The distributed aviation model may be an important lifeline for smaller airports and general aviation airports, providing an opportunity for economically viable services on aircraft with less than 10 seats at competitive costs, opening the potential for new routes.
Electric aircraft certification in Europe
The European Aviation Safety Agency (EASA) is responsible for aviation regulation and certification for European Union member states and countries in the European Free Trade Association (EFTA). In June 2020, EASA gave the world’s first type-certification for a fully electric aircraft: a two-seater to be used predominantly for pilot training. The aircraft achieved certification within three years, with close cooperation between EASA and the manufacturer.
Following a consultation last year, EASA published a special condition paper on an initial set of certification requirements for electric and hybrid propulsion systems.
Another type of electric aircraft exists: electric vertical takeoff and landing (eVTOL). These aircraft can operate similarly to a helicopter and are a key component of urban air mobility, which offers new approaches to urban transport and can bypass airports altogether.
EASA is also developing certification procedures for eVTOL aircraft. In 2020, the EASA published a proposed means of compliance and special condition paper for eVTOL certification. Several eVTOL and one fixed-wing aircraft are currently undergoing testing for EASA certificate specification conditions.
This development highlights the importance of openness and engagement between regulators and manufacturers to enable innovation and bring new electric aircraft to market in a shorter timeframe.
Early electric aircraft commercial services
Electric aircraft will be ready for commercial passenger service in Europe during the latter half of this decade. Norwegian regional carrier Widerøe has partnered with Rolls-Royce and Tecnam to develop an electric aircraft capable of serving regional connectivity demand with entry into service in 2026. This development will also work towards a vision of total electrification of domestic air travel in Norway by 2040.
Public service obligation (PSO) routes make up approximately 40% of Widerøe’s network. These routes often have relatively low demand; however, they’re vital for communities, and their economic viability is supported by PSO contracts. The cost advantages at smaller cabin capacities of electric aircraft may help improve the standalone feasibility of these routes.
Other European airlines are also exploring the introduction of electric aircraft into their fleets for regional flying. Finnair signed a letter of interest to purchase electric aircraft from Heart Aerospace, and Volotea and Air Nostrum have formed a consortium with Dante Aeronautical to develop an electric aircraft.

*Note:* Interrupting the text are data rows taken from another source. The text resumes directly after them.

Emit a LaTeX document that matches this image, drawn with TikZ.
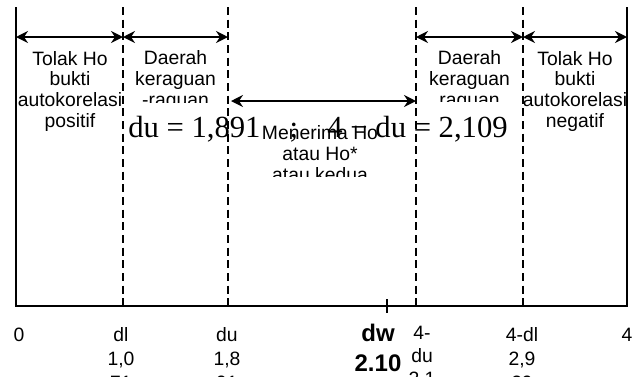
\documentclass[tikz,border=0pt]{standalone}
\usepackage{fontspec}
\setmainfont{Liberation Sans}
\newfontfamily\tnr{Liberation Serif}
\usetikzlibrary{arrows.meta}
\begin{document}
\begin{tikzpicture}[x=0.75pt,y=-0.75pt,
  lbl/.style={font=\fontsize{14.5}{15.5}\selectfont, align=center, inner sep=0pt, anchor=base},
  axlbl/.style={font=\fontsize{14.5}{18}\selectfont, align=center, inner sep=0pt, anchor=base},
  boldlbl/.style={font=\bfseries\fontsize{18}{22}\selectfont, align=center, inner sep=0pt, anchor=base},
  solidline/.style={line width=1.5pt},
  dline/.style={line width=1.4pt, dash pattern=on 6pt off 3.5pt},
  darr/.style={line width=1.5pt, {Stealth[length=9pt,width=9pt,inset=3pt]}-{Stealth[length=9pt,width=9pt,inset=3pt]}},
  big/.style={font=\tnr\fontsize{23}{27}\selectfont, inner sep=0pt}
]
\useasboundingbox (0,0) rectangle (640,376);
\clip (0,0) rectangle (640,376);

% frame coordinates
\coordinate (Ltop) at (16,7);
\coordinate (Lbot) at (16,306);
\coordinate (Rtop) at (627,7);
\coordinate (Rbot) at (627,306);
\coordinate (D1t) at (123,7);  \coordinate (D1b) at (123,306);
\coordinate (D2t) at (228,7);  \coordinate (D2b) at (228,306);
\coordinate (D3t) at (416,7);  \coordinate (D3b) at (416,306);
\coordinate (D4t) at (523,7);  \coordinate (D4b) at (523,306);
\coordinate (Tt) at (387,299); \coordinate (Tb) at (387,313);

% axes and boundaries
\draw[solidline] (Ltop) -- (Lbot) -- (Rbot) -- (Rtop);
\draw[solidline] (Tt) -- (Tb);
\draw[dline] (D1t) -- (D1b);
\draw[dline] (D2t) -- (D2b);
\draw[dline] (D3t) -- (D3b);
\draw[dline] (D4t) -- (D4b);

% arrows
\coordinate (a0) at (16,37);
\coordinate (a1) at (123,37);
\coordinate (a2) at (228,37);
\coordinate (a3) at (416,37);
\coordinate (a4) at (523,37);
\coordinate (a5) at (627,37);
\coordinate (m0) at (231,101);
\coordinate (m1) at (416,101);
\draw[darr] (a0) -- (a1);
\draw[darr] (a1) -- (a2);
\draw[darr] (a3) -- (a4);
\draw[darr] (a4) -- (a5);
\draw[darr] (m0) -- (m1);

% region texts (base anchor = baseline of the last line)
\node[lbl] (tolakL) at (70,127) {Tolak Ho\\bukti\\autokorelasi\\positif};
\begin{scope}
  \clip (124,40) rectangle (227,102);
  \node[lbl] (ragL) at (175.5,106.3) {Daerah\\keraguan\\-raguan};
\end{scope}
\begin{scope}
  \clip (417,40) rectangle (522,101);
  \node[lbl] (ragR) at (469.5,106.3) {Daerah\\keraguan\\raguan};
\end{scope}
\begin{scope}
  \clip (524,40) rectangle (626,130);
  \node[lbl] (tolakR) at (575,127) {Tolak Ho\\bukti\\autokorelasi\\negatif};
\end{scope}
\begin{scope}
  \clip (232,105) rectangle (414,176);
  \node[lbl] (terima) at (320,181.3) {Menerima Ho\\atau Ho*\\atau kedua};
\end{scope}

% big formula
\node[big, anchor=base west] (fL) at (128,137) {du = 1,891};
\node[big, anchor=base] (fS) at (294,137) {;};
\node[big, anchor=base east] (fR) at (508,137) {4 − du = 2,109};

% axis labels
\node[axlbl] (n0) at (19,341) {0};
\node[axlbl] (ndl) at (121,389) {dl\\1,0\\71};
\node[axlbl] (ndu) at (227,389) {du\\1,8\\91};
\node[boldlbl] (ndw) at (378,371) {dw\\2.10};
\node[axlbl, font=\fontsize{14.5}{17.25}\selectfont] (n4du) at (422,408) {4-\\du\\2,1\\09};
\node[axlbl] (n4dl) at (522,389) {4-dl\\2,9\\29};
\node[axlbl] (n4) at (627,341) {4};
\end{tikzpicture}
\end{document}
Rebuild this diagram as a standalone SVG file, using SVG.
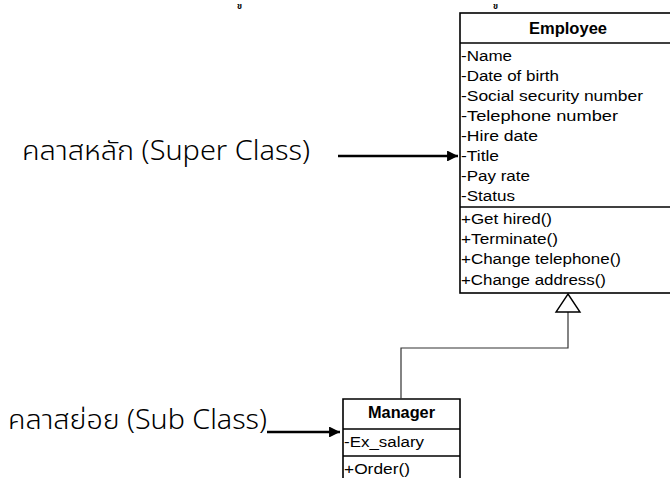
<svg xmlns="http://www.w3.org/2000/svg" width="670" height="478" viewBox="0 0 670 478">
  <style>
    .box { fill: #ffffff; stroke: #000000; stroke-width: 1.6; }
    .sep { stroke: #000000; stroke-width: 1.6; }
    .t { font-family: "Liberation Sans", Arial, sans-serif; font-size: 15.5px; fill: #000000; }
    .h { font-family: "Liberation Sans", Arial, sans-serif; font-size: 16px; font-weight: bold; fill: #000000; }
    .th { font-family: "Noto Sans Thai", "Leelawadee UI", Tahoma, "Noto Sans", "DejaVu Sans", sans-serif; font-size: 27px; font-weight: 300; fill: #000000; }
    .mark { font-family: "Noto Sans Thai", Tahoma, "Noto Sans", "DejaVu Sans", sans-serif; font-size: 8.5px; font-weight: bold; fill: #000000; }
    .pointer { stroke: #000000; stroke-width: 2.6; fill: none; }
    .gen { stroke: #333333; stroke-width: 1.2; fill: none; }
  </style>
  <defs>
    <marker id="solidHead" viewBox="0 0 10 10" refX="10" refY="5" markerWidth="5.2" markerHeight="4.2" orient="auto" markerUnits="strokeWidth">
      <path d="M0,0 L10,5 L0,10 Z" fill="#000000"/>
    </marker>
  </defs>

  <rect width="670" height="478" fill="#ffffff"/>

  <!-- small glyphs at the top edge -->
  <text class="mark" x="237" y="9">ข</text>
  <text class="mark" x="493" y="9">ข</text>

  <!-- labels -->
  <text class="th" x="22" y="160" textLength="288" lengthAdjust="spacingAndGlyphs">คลาสหลัก (Super Class)</text>
  <text class="th" x="8" y="429" textLength="259" lengthAdjust="spacingAndGlyphs">คลาสย่อย (Sub Class)</text>

  <!-- Employee class -->
  <g id="employee">
    <rect class="box" x="460" y="13" width="216" height="280"/>
    <line class="sep" x1="460" y1="43" x2="676" y2="43"/>
    <line class="sep" x1="460" y1="207" x2="676" y2="207"/>
    <text class="h" x="568" y="34" text-anchor="middle" textLength="78" lengthAdjust="spacingAndGlyphs">Employee</text>
    <text class="t" x="461" y="60.5" textLength="51" lengthAdjust="spacingAndGlyphs">-Name</text>
    <text class="t" x="461" y="80.5" textLength="98" lengthAdjust="spacingAndGlyphs">-Date of birth</text>
    <text class="t" x="461" y="100.5" textLength="182" lengthAdjust="spacingAndGlyphs">-Social security number</text>
    <text class="t" x="461" y="120.5" textLength="157" lengthAdjust="spacingAndGlyphs">-Telephone number</text>
    <text class="t" x="461" y="140.5" textLength="77" lengthAdjust="spacingAndGlyphs">-Hire date</text>
    <text class="t" x="461" y="160.5" textLength="38" lengthAdjust="spacingAndGlyphs">-Title</text>
    <text class="t" x="461" y="180.5" textLength="69" lengthAdjust="spacingAndGlyphs">-Pay rate</text>
    <text class="t" x="461" y="200.5" textLength="54" lengthAdjust="spacingAndGlyphs">-Status</text>
    <text class="t" x="461" y="223.5" textLength="91" lengthAdjust="spacingAndGlyphs">+Get hired()</text>
    <text class="t" x="461" y="243.5" textLength="97" lengthAdjust="spacingAndGlyphs">+Terminate()</text>
    <text class="t" x="461" y="264" textLength="160" lengthAdjust="spacingAndGlyphs">+Change telephone()</text>
    <text class="t" x="461" y="284.5" textLength="145" lengthAdjust="spacingAndGlyphs">+Change address()</text>
  </g>

  <!-- Manager class -->
  <g id="manager">
    <path class="box" d="M343,480 L343,399 L460,399 L460,480"/>
    <line class="sep" x1="343" y1="429" x2="460" y2="429"/>
    <line class="sep" x1="343" y1="456" x2="460" y2="456"/>
    <text class="h" x="401.5" y="418" text-anchor="middle" textLength="67" lengthAdjust="spacingAndGlyphs">Manager</text>
    <text class="t" x="344" y="447" textLength="80" lengthAdjust="spacingAndGlyphs">-Ex_salary</text>
    <text class="t" x="344" y="474" textLength="66" lengthAdjust="spacingAndGlyphs">+Order()</text>
  </g>

  <g id="connectors">
    <!-- generalization: Manager to Employee -->
    <path class="gen" d="M401,399 L401,348 L568,348 L568,312"/>
    <path d="M568,294 L580,312 L556,312 Z" fill="#ffffff" stroke="#000000" stroke-width="1.4"/>
    <!-- label pointers -->
    <line class="pointer" x1="338" y1="156" x2="458" y2="156" marker-end="url(#solidHead)"/>
    <line class="pointer" x1="267" y1="432" x2="340" y2="432" marker-end="url(#solidHead)"/>
  </g>
</svg>
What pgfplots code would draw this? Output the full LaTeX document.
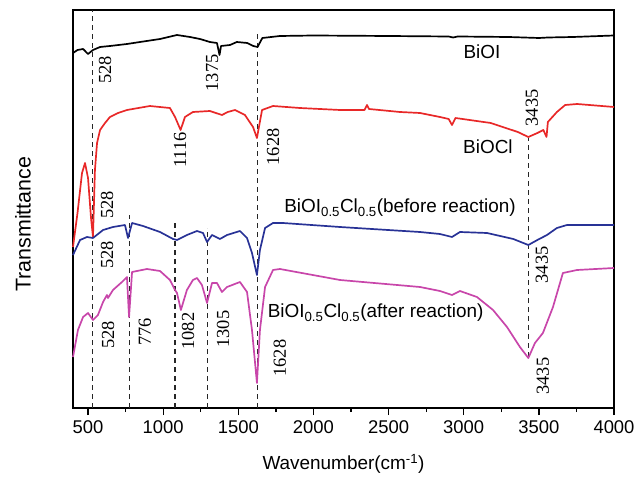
\documentclass[border=0pt]{standalone}
\usepackage{fontspec}
\setmainfont{Liberation Sans}
\newfontfamily\tnr{Liberation Serif}
\usepackage{pgfplots}
\pgfplotsset{compat=1.18}
\definecolor{cRed}{RGB}{232,40,40}
\definecolor{cBlue}{RGB}{40,50,150}
\definecolor{cMag}{RGB}{200,70,170}
\tikzset{
  num/.style={rotate=90, font=\tnr\fontsize{18.5}{18.5}\selectfont, inner sep=0pt},
  lab/.style={font=\fontsize{19}{20}\selectfont, inner sep=0pt},
  guide/.style={dash pattern=on 5bp off 4bp, line width=1.1pt, black!85},
}
\begin{document}
\begin{tikzpicture}
\begin{axis}[
    scale only axis, width=541bp, height=398bp,
    xmin=400, xmax=4000, ymin=0, ymax=398,
    xtick={500,1000,...,4000}, minor x tick num=1,
    ytick=\empty, xtick pos=bottom, tick align=outside,
    major tick length=7bp, minor tick length=4bp,
    axis line style={line width=1.5pt},
    every tick/.style={line width=1.3pt, black},
    /pgf/number format/assume math mode=true,
    /pgf/number format/1000 sep={},
    ticklabel style={font=\fontsize{18.5}{18.5}\selectfont},
    xticklabel style={yshift=-2bp},
    xlabel={Wavenumber(cm\textsuperscript{-1})},
    ylabel={Transmittance},
    xlabel style={font=\fontsize{19}{20}\selectfont, at={([yshift=-56bp]axis description cs:0.5,0)}, anchor=center},
    ylabel style={font=\fontsize{21.5}{22}\selectfont, at={([xshift=-50bp]axis description cs:0,0.462)}, anchor=center},
    clip=false,
]
% dashed guide lines
\addplot[guide] coordinates {(530,0)(530,398)};
\addplot[guide] coordinates {(773,0)(773,193)};
\addplot[guide] coordinates {(1079,0)(1079,186)};
\addplot[guide] coordinates {(1292,0)(1292,180)};
\addplot[guide] coordinates {(1628,0)(1628,375)};
\addplot[guide] coordinates {(3434,51)(3434,270)};

% BiOI
\addplot[black, line width=1.7pt, line join=round] coordinates {
(400,355)(430,358)(467,359)(500,354)(533,358)(580,361)(646,362)(759,364)(846,366)(979,369)(1092,373)(1178,371)(1245,369)(1311,366)(1358,365)(1375,353)(1385,362)(1445,363)(1490,366)(1560,365)(1600,362)(1628,361)(1660,370)(1777,372)(2000,372.5)(2500,372)(2900,371.5)(2929,370.5)(2960,371.5)(3300,371)(3500,370)(3560,370.5)(3727,371)(4000,372.5)
};
% BiOCl
\addplot[cRed, line width=1.7pt, line join=round] coordinates {
(400,161)(430,195)(460,235)(480,245)(500,230)(520,190)(533,171)(546,238)(560,265)(580,278)(613,285)(646,291)(700,295)(759,298)(912,302)(1045,300)(1079,291)(1116,278)(1145,291)(1198,296)(1311,297)(1391,293)(1430,296)(1478,298)(1544,293)(1598,281)(1624,270)(1658,298)(1731,302)(1910,300)(2177,298)(2340,298)(2356,303)(2370,299)(2576,296)(2709,295)(2842,291)(2900,289)(2922,283)(2945,290)(3180,285)(3360,276)(3430,271)(3490,275)(3530,278)(3551,271)(3560,286)(3620,296)(3675,303)(3755,304)(4000,301)
};
% before reaction
\addplot[cBlue, line width=1.7pt, line join=round] coordinates {
(400,153)(447,168)(493,171)(533,170)(600,178)(666,181)(746,183)(766,170)(793,185)(866,182)(979,176)(1066,169)(1092,168)(1158,173)(1225,177)(1265,175)(1292,166)(1325,173)(1378,169)(1425,173)(1511,177)(1558,170)(1591,155)(1624,133)(1644,158)(1678,180)(1731,185)(1797,185)(2177,181)(2709,176)(2842,174)(2922,171)(2975,176)(3155,175)(3330,169)(3430,163)(3490,168)(3554,173)(3620,180)(3687,183)(4000,183)
};
% after reaction
\addplot[cMag, line width=1.7pt, line join=round] coordinates {
(400,51)(433,78)(467,91)(500,95)(533,88)(566,93)(600,106)(626,113)(633,110)(666,118)(726,126)(759,131)(773,91)(793,136)(892,139)(979,137)(1045,128)(1079,118)(1092,115)(1118,98)(1158,118)(1198,128)(1225,130)(1258,123)(1292,105)(1325,125)(1358,125)(1391,116)(1425,121)(1511,126)(1558,116)(1591,78)(1624,25)(1644,78)(1678,121)(1731,138)(1777,139)(2177,128)(2709,121)(2842,117)(2922,113)(2975,117)(3088,111)(3195,98)(3288,81)(3374,61)(3430,50)(3474,65)(3527,75)(3594,101)(3660,135)(3754,138)(4000,140)
};

% peak labels
\node[num] at (axis cs:613,338) {528};
\node[num] at (axis cs:1325,335) {1375};
\node[num] at (axis cs:1112,258) {1116};
\node[num] at (axis cs:1731,261) {1628};
\node[num] at (axis cs:3454,300) {3435};
\node[num] at (axis cs:626,203) {528};
\node[num] at (axis cs:626,153) {528};
\node[num] at (axis cs:3520,143) {3435};
\node[num] at (axis cs:633,73) {528};
\node[num] at (axis cs:879,76) {776};
\node[num] at (axis cs:1165,77) {1082};
\node[num] at (axis cs:1398,79) {1305};
\node[num] at (axis cs:1777,50) {1628};
\node[num] at (axis cs:3527,32) {3435};

% sample labels
\node[lab] at (axis cs:3121,356) {BiOI};
\node[lab] at (axis cs:3161,261) {BiOCl};
\node[lab, anchor=west] at (axis cs:1805,200) {BiOI\textsubscript{0.5}Cl\textsubscript{0.5}(before reaction)};
\node[lab, anchor=west] at (axis cs:1695,95) {BiOI\textsubscript{0.5}Cl\textsubscript{0.5}(after reaction)};
\end{axis}
\pgfresetboundingbox
\path ([shift={(-73bp,-76bp)}]current axis.south west) rectangle ([shift={(22bp,10bp)}]current axis.north east);
\end{tikzpicture}
\end{document}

At first, commercial services on electric aircraft are likely to be on short-distance routes with relatively low demand volumes (which can serve as a proving ground for the technology) before being deployed on higher volume routes.
Early eVTOL services are most likely to operate between airports, until the social acceptance of a new type of urban transport and off-airport infrastructure developments—notably vertiports—in strategic locations, all of which can integrate with other transport modes for efficient onward journeys.
Connecting communities through electricity
In just five years, passengers in Europe could be traveling onboard an environmentally friendly electric aircraft.
As the technology continues to develop, and as more carriers express their interest in electrifying at least part of their fleets, electric aviation will play an ever-increasing role in connecting communities and transforming the way we travel.